-- Start Material to process --
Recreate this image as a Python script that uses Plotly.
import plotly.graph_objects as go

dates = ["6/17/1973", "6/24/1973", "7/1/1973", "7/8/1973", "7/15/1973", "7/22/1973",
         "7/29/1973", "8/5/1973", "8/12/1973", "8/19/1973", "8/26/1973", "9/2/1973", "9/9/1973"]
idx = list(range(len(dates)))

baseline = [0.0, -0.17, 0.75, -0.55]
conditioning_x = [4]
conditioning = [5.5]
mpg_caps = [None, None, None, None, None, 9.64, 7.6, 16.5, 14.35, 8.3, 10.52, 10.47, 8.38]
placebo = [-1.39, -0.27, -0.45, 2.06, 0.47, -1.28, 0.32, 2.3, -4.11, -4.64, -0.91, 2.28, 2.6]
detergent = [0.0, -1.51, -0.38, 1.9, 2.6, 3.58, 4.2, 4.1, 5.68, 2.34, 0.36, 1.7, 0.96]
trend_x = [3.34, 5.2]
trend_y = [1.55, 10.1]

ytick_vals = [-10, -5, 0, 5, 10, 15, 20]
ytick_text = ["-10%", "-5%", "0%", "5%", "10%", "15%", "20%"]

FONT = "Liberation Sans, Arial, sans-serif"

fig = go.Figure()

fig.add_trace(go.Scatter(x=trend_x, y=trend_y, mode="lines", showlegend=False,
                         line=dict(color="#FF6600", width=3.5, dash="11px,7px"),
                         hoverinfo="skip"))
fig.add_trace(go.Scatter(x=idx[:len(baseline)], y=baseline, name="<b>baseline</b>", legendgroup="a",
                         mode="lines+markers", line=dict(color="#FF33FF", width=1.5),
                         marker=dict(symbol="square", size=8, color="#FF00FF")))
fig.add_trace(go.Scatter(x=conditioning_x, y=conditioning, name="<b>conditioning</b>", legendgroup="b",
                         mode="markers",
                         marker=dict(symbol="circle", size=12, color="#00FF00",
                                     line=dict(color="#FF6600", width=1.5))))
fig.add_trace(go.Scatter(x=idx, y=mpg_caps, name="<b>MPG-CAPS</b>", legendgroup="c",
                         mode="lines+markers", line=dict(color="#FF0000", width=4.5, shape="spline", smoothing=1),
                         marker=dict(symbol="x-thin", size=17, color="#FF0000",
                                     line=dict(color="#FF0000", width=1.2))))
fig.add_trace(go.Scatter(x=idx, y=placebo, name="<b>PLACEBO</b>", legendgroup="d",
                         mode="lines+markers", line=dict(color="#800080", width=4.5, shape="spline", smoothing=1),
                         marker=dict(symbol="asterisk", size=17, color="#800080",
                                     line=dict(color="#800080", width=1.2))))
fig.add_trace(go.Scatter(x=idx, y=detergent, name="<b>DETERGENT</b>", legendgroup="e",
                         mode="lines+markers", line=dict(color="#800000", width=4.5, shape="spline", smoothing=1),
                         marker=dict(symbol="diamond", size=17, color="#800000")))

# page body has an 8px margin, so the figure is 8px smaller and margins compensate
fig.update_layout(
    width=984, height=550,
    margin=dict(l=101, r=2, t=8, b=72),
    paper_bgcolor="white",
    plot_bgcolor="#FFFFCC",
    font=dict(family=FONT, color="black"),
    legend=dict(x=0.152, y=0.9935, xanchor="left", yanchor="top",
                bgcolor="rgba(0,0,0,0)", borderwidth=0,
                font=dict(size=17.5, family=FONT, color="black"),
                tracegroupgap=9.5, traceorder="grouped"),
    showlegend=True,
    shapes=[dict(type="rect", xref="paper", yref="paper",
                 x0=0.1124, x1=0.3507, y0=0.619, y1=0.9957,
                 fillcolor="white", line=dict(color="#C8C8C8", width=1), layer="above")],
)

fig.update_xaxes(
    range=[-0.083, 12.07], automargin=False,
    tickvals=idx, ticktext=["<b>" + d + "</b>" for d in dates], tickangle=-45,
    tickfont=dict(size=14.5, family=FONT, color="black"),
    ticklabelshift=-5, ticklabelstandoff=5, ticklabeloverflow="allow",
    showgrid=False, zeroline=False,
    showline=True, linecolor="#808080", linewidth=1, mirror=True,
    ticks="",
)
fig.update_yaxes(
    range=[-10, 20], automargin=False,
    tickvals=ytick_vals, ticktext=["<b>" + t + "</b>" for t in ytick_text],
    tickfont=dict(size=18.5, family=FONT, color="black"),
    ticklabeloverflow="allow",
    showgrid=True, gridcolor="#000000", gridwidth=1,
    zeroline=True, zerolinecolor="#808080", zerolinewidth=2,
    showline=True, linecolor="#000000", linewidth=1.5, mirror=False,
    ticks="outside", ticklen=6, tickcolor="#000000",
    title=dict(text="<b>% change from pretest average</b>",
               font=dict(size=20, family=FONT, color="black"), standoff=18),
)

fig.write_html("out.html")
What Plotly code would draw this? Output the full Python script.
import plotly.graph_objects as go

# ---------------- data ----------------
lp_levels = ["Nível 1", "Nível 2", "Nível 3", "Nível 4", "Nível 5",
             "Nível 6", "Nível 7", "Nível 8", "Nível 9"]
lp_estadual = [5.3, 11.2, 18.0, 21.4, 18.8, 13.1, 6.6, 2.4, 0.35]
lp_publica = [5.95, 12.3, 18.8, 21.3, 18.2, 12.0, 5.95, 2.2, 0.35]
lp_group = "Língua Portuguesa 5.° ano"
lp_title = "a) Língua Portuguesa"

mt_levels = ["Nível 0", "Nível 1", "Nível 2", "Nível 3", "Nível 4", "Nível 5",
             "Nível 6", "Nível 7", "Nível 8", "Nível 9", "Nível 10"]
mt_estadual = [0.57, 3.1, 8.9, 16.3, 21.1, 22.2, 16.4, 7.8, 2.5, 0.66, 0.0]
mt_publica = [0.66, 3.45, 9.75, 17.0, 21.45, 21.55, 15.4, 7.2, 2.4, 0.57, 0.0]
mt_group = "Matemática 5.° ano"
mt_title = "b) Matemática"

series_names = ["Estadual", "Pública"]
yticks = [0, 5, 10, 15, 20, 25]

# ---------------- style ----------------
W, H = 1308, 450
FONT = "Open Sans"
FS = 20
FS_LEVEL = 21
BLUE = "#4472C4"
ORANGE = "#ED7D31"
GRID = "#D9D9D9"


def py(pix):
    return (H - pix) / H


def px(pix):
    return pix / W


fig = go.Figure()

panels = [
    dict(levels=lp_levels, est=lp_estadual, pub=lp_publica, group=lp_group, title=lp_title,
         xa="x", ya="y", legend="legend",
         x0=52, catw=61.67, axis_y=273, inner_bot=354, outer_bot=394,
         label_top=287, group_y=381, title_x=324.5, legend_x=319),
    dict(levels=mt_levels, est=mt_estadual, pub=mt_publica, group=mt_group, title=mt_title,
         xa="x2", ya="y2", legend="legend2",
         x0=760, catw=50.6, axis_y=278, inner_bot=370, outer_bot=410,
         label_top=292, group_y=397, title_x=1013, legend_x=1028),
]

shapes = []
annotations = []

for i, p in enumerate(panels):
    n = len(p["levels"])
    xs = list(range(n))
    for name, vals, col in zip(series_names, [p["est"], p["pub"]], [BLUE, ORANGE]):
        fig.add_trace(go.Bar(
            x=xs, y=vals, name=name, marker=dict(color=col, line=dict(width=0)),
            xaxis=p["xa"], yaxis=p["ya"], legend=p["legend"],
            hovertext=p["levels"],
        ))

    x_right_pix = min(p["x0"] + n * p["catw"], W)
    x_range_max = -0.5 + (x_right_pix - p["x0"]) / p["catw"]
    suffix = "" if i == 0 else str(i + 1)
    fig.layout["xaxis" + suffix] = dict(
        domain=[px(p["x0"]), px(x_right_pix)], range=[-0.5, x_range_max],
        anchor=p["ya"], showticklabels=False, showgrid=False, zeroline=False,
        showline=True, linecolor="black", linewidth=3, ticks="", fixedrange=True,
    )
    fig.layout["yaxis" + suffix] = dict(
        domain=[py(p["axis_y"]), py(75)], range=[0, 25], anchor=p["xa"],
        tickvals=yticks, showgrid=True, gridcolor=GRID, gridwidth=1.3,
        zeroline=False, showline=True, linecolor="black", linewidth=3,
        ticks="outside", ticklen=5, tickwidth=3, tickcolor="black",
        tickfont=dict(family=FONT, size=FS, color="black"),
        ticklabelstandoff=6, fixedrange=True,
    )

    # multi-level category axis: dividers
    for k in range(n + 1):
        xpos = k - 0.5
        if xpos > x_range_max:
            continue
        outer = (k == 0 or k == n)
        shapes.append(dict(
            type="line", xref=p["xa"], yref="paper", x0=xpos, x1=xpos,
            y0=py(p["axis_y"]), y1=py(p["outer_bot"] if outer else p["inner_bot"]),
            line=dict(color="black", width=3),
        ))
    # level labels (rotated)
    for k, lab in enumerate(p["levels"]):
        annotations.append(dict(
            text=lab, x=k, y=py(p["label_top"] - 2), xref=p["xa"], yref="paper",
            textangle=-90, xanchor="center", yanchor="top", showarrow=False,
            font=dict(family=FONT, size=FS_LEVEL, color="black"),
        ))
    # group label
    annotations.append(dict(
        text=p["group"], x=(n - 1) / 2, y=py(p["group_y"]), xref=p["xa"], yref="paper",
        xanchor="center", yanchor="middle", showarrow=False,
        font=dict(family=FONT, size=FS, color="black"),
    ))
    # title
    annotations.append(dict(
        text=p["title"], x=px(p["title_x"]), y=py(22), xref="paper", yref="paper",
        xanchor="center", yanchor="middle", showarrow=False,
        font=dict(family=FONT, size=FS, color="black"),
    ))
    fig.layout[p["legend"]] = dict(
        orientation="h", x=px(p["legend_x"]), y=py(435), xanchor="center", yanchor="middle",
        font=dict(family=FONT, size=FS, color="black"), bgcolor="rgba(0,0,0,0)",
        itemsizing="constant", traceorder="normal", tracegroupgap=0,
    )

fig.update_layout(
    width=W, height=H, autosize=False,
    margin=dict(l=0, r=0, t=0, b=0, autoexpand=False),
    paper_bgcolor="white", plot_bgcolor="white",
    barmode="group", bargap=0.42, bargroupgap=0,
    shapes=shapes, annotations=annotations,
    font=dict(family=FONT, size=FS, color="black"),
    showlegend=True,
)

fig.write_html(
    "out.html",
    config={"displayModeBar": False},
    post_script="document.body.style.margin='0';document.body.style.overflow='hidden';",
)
-- End Material to process --
-- Start Material to process --
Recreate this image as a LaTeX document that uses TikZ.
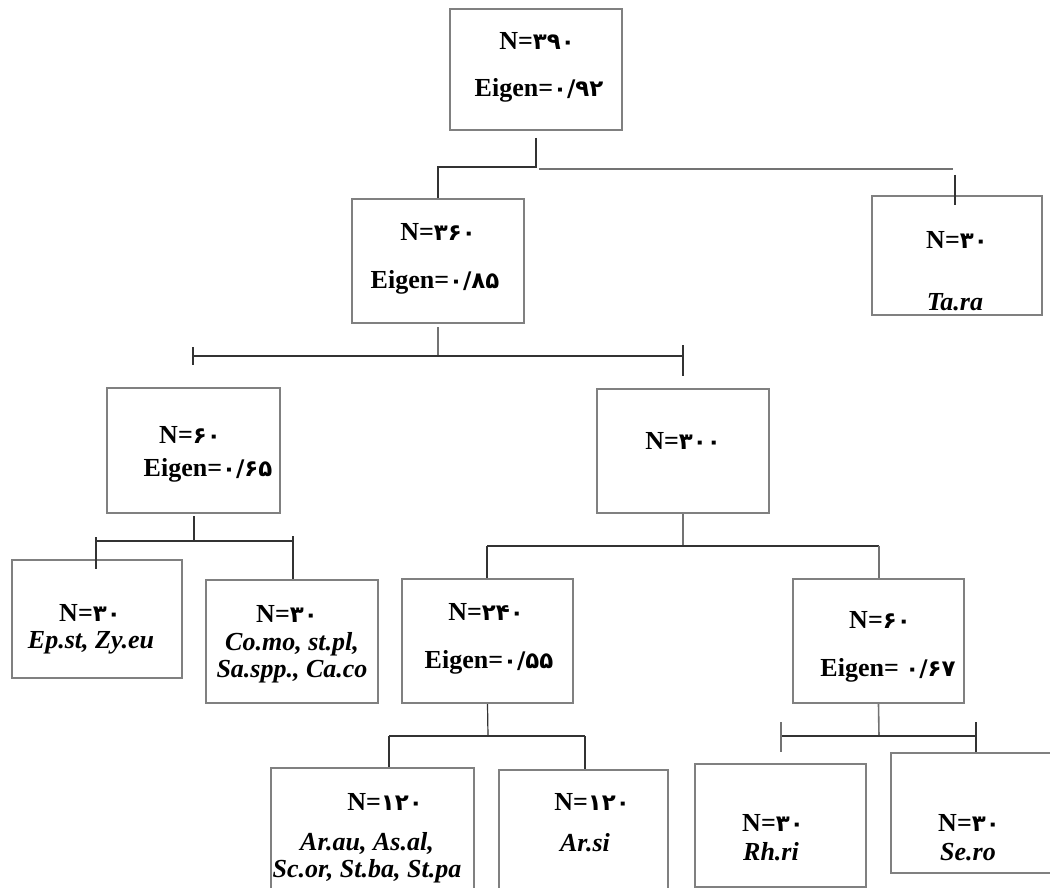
-- End Material to process --
> **Work required**
Transcribe, exactly and without additions, the lines of the records above, beginning with the line that contains "Recreate this image as a Python" and ending with the line that contains "idx = list(range(len(dates)))", both included.

> **Answer to the task**
Recreate this image as a Python script that uses Plotly.
import plotly.graph_objects as go

dates = ["6/17/1973", "6/24/1973", "7/1/1973", "7/8/1973", "7/15/1973", "7/22/1973",
         "7/29/1973", "8/5/1973", "8/12/1973", "8/19/1973", "8/26/1973", "9/2/1973", "9/9/1973"]
idx = list(range(len(dates)))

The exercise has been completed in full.